I'm sorry for you, I experienced the same annoying problem and nobody could help me out either (all the options on, but no /dev/lp0). It's probably not much of a help but I made a make "$mrproper" in "/usr/src/linux", which removed all the old kernel settings, re-setup everything and recompiled the kernel. Maybe you should make sure that Gentoo is actually using the correct kernel, look where you put bzImage and check back with your lilo.conf file (if you're using it), it has to point to the bzImage file in your /boot directory. update it "$/sbin/lilo", reboot. Maybe you should also look that you have I2C support off, I read somewhere that it might interfere with your parallel port, just don't add too much other serial port stuff etc. that you won't ever need. It might be better to use the base config and configure the kernel step by step. To check if it worked type "$lsmod" and see whether there is an "lp" entry. Well maybe someone else has a better suggestion for this but that's what I did and parallelport printing is working nicely now.

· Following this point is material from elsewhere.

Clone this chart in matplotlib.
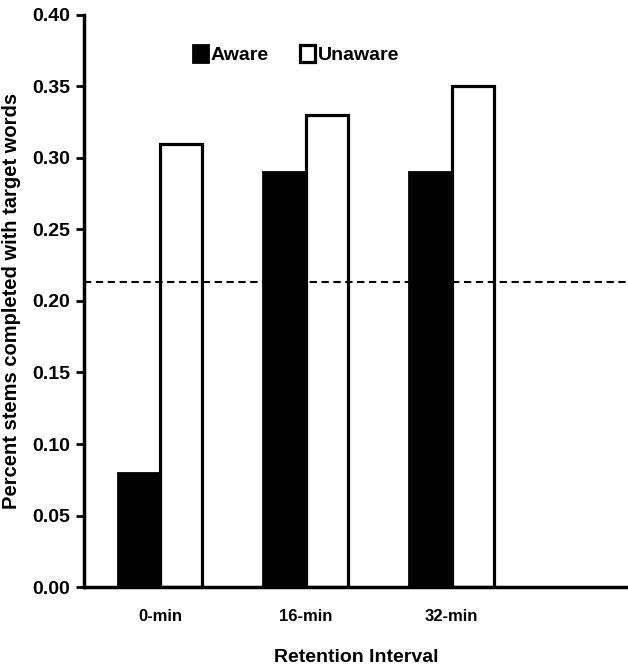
import numpy as np
import matplotlib.pyplot as plt

intervals = ["0-min", "16-min", "32-min"]
aware = [0.08, 0.29, 0.29]
unaware = [0.31, 0.33, 0.35]
chance = 0.213

plt.rcParams['font.family'] = ['Liberation Sans', 'DejaVu Sans']
plt.rcParams['font.weight'] = 'bold'

fig = plt.figure(figsize=(6.28, 6.68), dpi=100)
ax = fig.add_axes([0.134, 0.121, 0.866, 0.857])

x = np.arange(len(intervals))
w = 0.29
ax.bar(x - w/2, aware, w, color="black", edgecolor="black", linewidth=2, label="Aware")
ax.bar(x + w/2, unaware, w, color="white", edgecolor="black", linewidth=2.3, label="Unaware")
ax.axhline(chance, color="black", linestyle=(0, (3.5, 2.2)), linewidth=1.5, zorder=3)

ax.set_xlim(-0.52, 3.21)
ax.set_ylim(0, 0.40)
ticks = np.arange(0, 0.41, 0.05)
ax.set_yticks(ticks)
ax.set_yticklabels([f"{v:.2f}" for v in ticks])
ax.set_xticks(x)
ax.set_xticklabels(intervals)
ax.tick_params(axis="x", length=0, pad=16, labelsize=12)
ax.tick_params(axis="y", length=6, width=2, labelsize=14, pad=4)
ax.spines["top"].set_visible(False)
ax.spines["right"].set_visible(False)
ax.spines["left"].set_linewidth(2.5)
ax.spines["bottom"].set_linewidth(2.5)

ax.set_xlabel("Retention Interval", fontsize=14, fontweight="bold", labelpad=18)
ax.set_ylabel("Percent stems completed with target words", fontsize=14.5,
              fontweight="bold", labelpad=8)

ax.legend(loc="center", bbox_to_anchor=(0.39, 0.93), ncol=2, frameon=False,
          fontsize=14, handlelength=0.75, handleheight=0.9, handletextpad=0.15,
          columnspacing=1.6)

fig.savefig("out.png", dpi=100)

Btw "$modprobe printer" does not need to show you a module, just use cups and foomatic as a driver. Well you've got a laserprinter, maybe you won't need it, but I don't know about laser printers...

----------

## PowerFactor

 *mycroes wrote:*   

> When I use modprobe printer it leads into "can't locate module printer", so I must be doing something wrong 

  printer is the usb printer module. You want lp.

----------

## mycroes

Thnx PowerFactor, I was wondering about that but nothing is said about lpt printers in the printer howto... For Skubidoo... As I said I'm relatively new to linux, and even someone I asked who knows some more about doesn't know where I can switch I2C support off... After compiling my kernel I copied it too /boot/bzImage, it worked before so I'm definately sure it uses the compiled kernel. Can you tell me some more about what you did? I really want to have my printer working again and if I can't get it to work with Gentoo I think I'll switch back to redhat again (but I really prefer gentoo so that would be a shame...)

Greetings,

Michael

----------

## PowerFactor

Well it's usually pretty straightforward.  Just enable "parallel port support" and "PC style hardware" under parallel ports" and "Paralel Printer Support" under character devices.  I make them modules but that's up to you.   If you make them modules then you should be able to modprobe lp then you should have /dev/lp0.  If you compile it in then you should just have /dev/lp0 on reboot, as long as you haven't compiled in anything that conflicts. "I2C Support" is under "Character Devices" in the kernel config.  I make "I2C support", "I2C device interface" and "I2C /proc interface" all as modules because you need them for lm_sensors.

----------

## mycroes

I think I made a big fuss about nothing... I didn't know I had to enable "parallel printer support" under character devices. I'm gonna recompile my kernel now, it usually takes about 3 hours (only pentium 100 with 32 mb ram). I hope it's gonna work now, I'll let you all know. Thanx in advance.

Greetings,

Michael

----------

## mycroes

Well as I told you I was making a big fuss about nothing, after recompiling my kernel yesterday it finallt detects my two lpt ports as lp0 and lp1. Now comes the next problem:

I can't get my printer configured with the printer howto on the Gentoo forum. Under RedHat Kudzu detected my printer was attached and everything just worked fine, without any user input it just did everything that was needed. Now I'm stuck at the point where I need to install my printer. I'm currently trying to set it up with cups, but does anyone knows anything that works better, and can explain me how to install it?

Greetings,

Michael

----------